Welche Bedeutung werden Karten, ob auf Papier oder digital, in Zukunft haben?

Karten haben unsere Vorstellungen revolutioniert. Es genügt, sich die Entwicklung der Google Maps über die letzten Jahre zu verdeutlichen. Auch hier schafft die Technologie neue Realitäten. Augmented Reality wird normal – etwa wenn Sie auf Ihrem Handybildschirm nicht nur die Landschaft um sich herum sehen, sondern auch gleich die Namen der Berge erscheinen. Je besser die Möglichkeiten der Darstellung, desto grösser die Chance, dass neue Vorstellungsräume sich öffnen. Denn Erlebnisreichtum entsteht durch Vorstellungsreichtum. Die Bergwelt ist dafür ein wunderbares Beispiel. Die gleichen Dinge aus anderer Perspektive erkennen und erleben zu lernen, bietet noch sehr viele Potenziale. Wie attraktiv könnte es doch zum Beispiel sein, das Relief der alpinen Welt von Monaco bis Wien in immer wieder neuen Sichtweisen anzubieten?

 

Lösen neue Technologien Probleme?

Neue Technologien bieten niemals eine Lösung an – höchstens eine temporäre. Vielmehr führen sie zu immer neuen Komplexitäten. Je mehr Technologie wir haben, desto mehr Technologie brauchen wir – diese Behauptung kann man getrost unterschreiben. Zumal jede Technologie, die wir neu benutzen, bereits veraltet ist. Darum ist letztlich derjenige im Vorteil, der die Technologie besser zu nutzen weiss.

 

Wagen wir einen Blick in die Glaskugel: Wo steht der Bergsport 2050? Gehen wir überhaupt noch in die Berge?

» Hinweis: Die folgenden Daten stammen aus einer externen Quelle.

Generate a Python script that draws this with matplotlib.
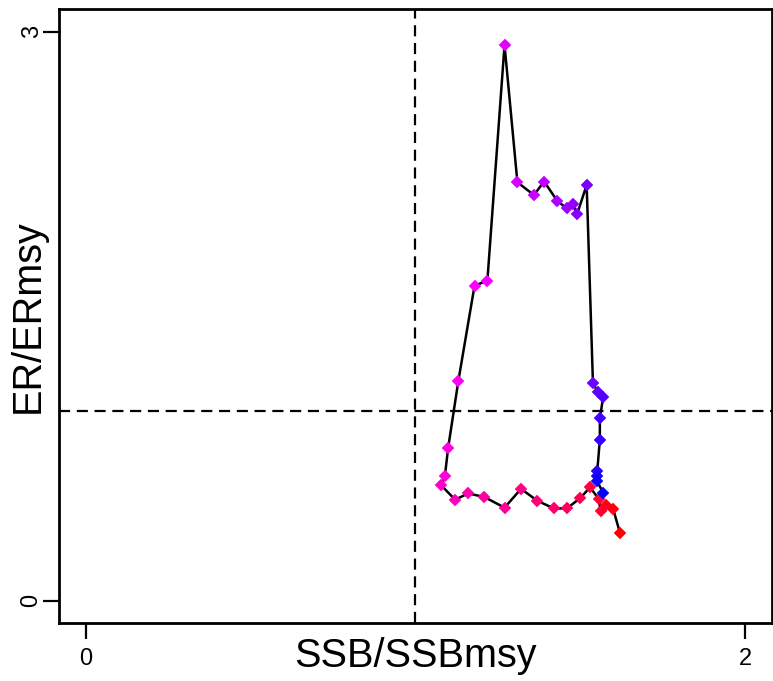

Niemand kann über 2050 mehr sagen als Banalitäten. Die einzige Gewissheit ist, dass wir immer mehr von Technologien abhängig werden, die wir heute noch gar nicht haben. Und Technologie ist, das wissen wir spätestens seit den Social Media, vor allem eine gesellschaftliche Kraft.

Das Gottlieb Duttweiler Insititut (GDI)

Das Gottlieb Duttweiler Institut ist Teil der Stiftung «Im Grüene». Als Non-Profit-Organisation ist das GDI gemäss Auftrag des Stifters ein Ort der Besinnung und der Begegnung mit dem Ziel, «wissenschaftliche Forschung auf sozialem und wirtschaftlichem Gebiet» durchzuführen. Die Forscher des GDI untersuchen Megatrends und Gegentrends und entwickeln Zukunftsszenarien.